Complicating the budgetmakers' problem in striking the proper balance between federal income and spending will be an attempt by the Administration to finally define what it means by "full employment." For twelve years, the official numerical definition has been a 4% jobless rate; Nixonian economists have long grumbled that that goal is now unrealistically low, but they have never set a new target figure, and have often said that there should not be one. To ensure that the budget gives just enough boost to the economy, however, they have concluded that they have to pick a number. Officials of the Treasury Department, Office of Management and Budget and Council of Economic Advisers are framing a new goal that will probably be between 4.5% and 4.8%.

That does not necessarily mean that the Government should not try to get job lessness lower; it does mean, in the Administration's view, that trying to do so by manipulating the level of demand in the whole economy would produce more inflation than jobs.
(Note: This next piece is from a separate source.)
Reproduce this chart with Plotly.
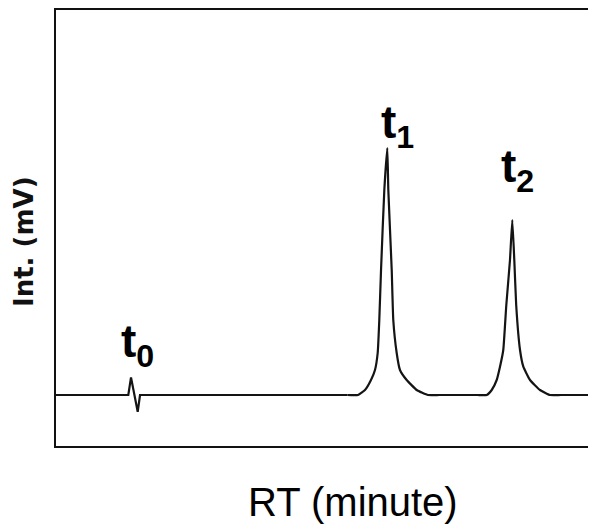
import plotly.graph_objects as go

# Retention time (minutes) and intensity (mV)
t0_rt = [0.0, 1.339, 1.389, 1.513, 1.556, 5.40]
t0_int = [0.0, 0.0, 4.4, -4.2, 0.0, 0.0]

t1_rt = [5.40, 5.593, 5.722, 5.833, 5.907, 5.957, 5.987, 6.019, 6.080, 6.135,
         6.154, 6.217, 6.246, 6.309, 6.370, 6.494, 6.680, 6.889, 7.10]
t1_int = [0.0, 0.0, 1.25, 3.75, 6.25, 10.5, 18.75, 31.25, 51.25, 61.75,
          51.25, 31.25, 18.75, 10.5, 6.25, 3.75, 1.25, 0.0, 0.0]

t2_rt = [7.80, 7.976, 8.069, 8.161, 8.222, 8.283, 8.339, 8.407, 8.450,
         8.487, 8.522, 8.593, 8.654, 8.778, 8.963, 9.148, 9.35, 10.3]
t2_int = [0.0, 0.0, 1.25, 3.75, 7.08, 11.25, 22.5, 33.75, 43.75,
          33.75, 22.5, 11.25, 7.08, 3.75, 1.25, 0.0, 0.0, 0.0]

label_text = ["<b>t<sub>0</sub></b>", "<b>t<sub>1</sub></b>", "<b>t<sub>2</sub></b>"]
label_rt = [1.50, 6.33, 8.54]
label_int = [12.75, 67.5, 56.5]

# page body has an 8px margin, so the figure is offset by 8px
OFF = 8
PLOT_L = 56 - OFF
PLOT_T = 10 - OFF
PLOT_B = 446 - OFF
W, H = 596, 527
plot_w = W - PLOT_L
plot_h = PLOT_B - PLOT_T

line_style = dict(color="#141414", width=2.2)

fig = go.Figure()
# baseline with the t0 disturbance (sharp)
fig.add_trace(go.Scatter(
    x=t0_rt, y=t0_int, mode="lines", line=dict(**line_style, shape="linear"),
    hoverinfo="skip", showlegend=False,
))
# peaks t1 and t2 (smooth), joined by baseline
fig.add_trace(go.Scatter(
    x=t1_rt + t2_rt, y=t1_int + t2_int, mode="lines",
    line=dict(**line_style, shape="spline", smoothing=0.4),
    hoverinfo="skip", showlegend=False,
))

for txt, xv, yv in zip(label_text, label_rt, label_int):
    fig.add_annotation(
        x=xv, y=yv, xref="x", yref="y", text=txt, showarrow=False,
        xanchor="center", yanchor="middle",
        font=dict(family="Liberation Sans", size=46, color="#000000"),
    )

fig.add_annotation(
    x=(352.5 - OFF - PLOT_L) / plot_w, y=(PLOT_B - (502 - OFF)) / plot_h,
    xref="paper", yref="paper",
    text="RT (minute)", showarrow=False, xanchor="center", yanchor="middle",
    font=dict(family="Liberation Sans", size=40, color="#000000"),
)
fig.add_annotation(
    x=(24 - OFF - PLOT_L) / plot_w, y=(PLOT_B - (242 - OFF)) / plot_h,
    xref="paper", yref="paper",
    text="<b>Int. (mV)</b>", showarrow=False, textangle=-90,
    xanchor="center", yanchor="middle",
    font=dict(family="DejaVu Sans", size=26, color="#111111"),
)

fig.update_layout(
    width=W, height=H,
    margin=dict(l=PLOT_L, r=0, t=PLOT_T, b=H - PLOT_B),
    paper_bgcolor="white", plot_bgcolor="white",
    xaxis=dict(range=[0, plot_w / 54.0], showgrid=False, zeroline=False, showticklabels=False,
               ticks="", showline=True, mirror=True, linecolor="#111111", linewidth=2),
    yaxis=dict(range=[-12.75, 96.25], showgrid=False, zeroline=False, showticklabels=False,
               ticks="", showline=True, mirror=False, linecolor="#111111", linewidth=2),
)

fig.write_html("out.html")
Though the revision may seem a rather lame attempt to explain away the Administration's failure to reduce unemployment below this year's average of 4.9%, many liberal economists agree that some redefinition is needed. Recent unemployment rates have been persistently higher than in the past because of a huge influx of female, nonwhite and teen-age would-be workers, many poorly educated and unskilled, into the labor force. These people have trouble finding jobs even in a boom economy; the best way to help them may be by expanding job training programs and making structural changes in the employment pattern.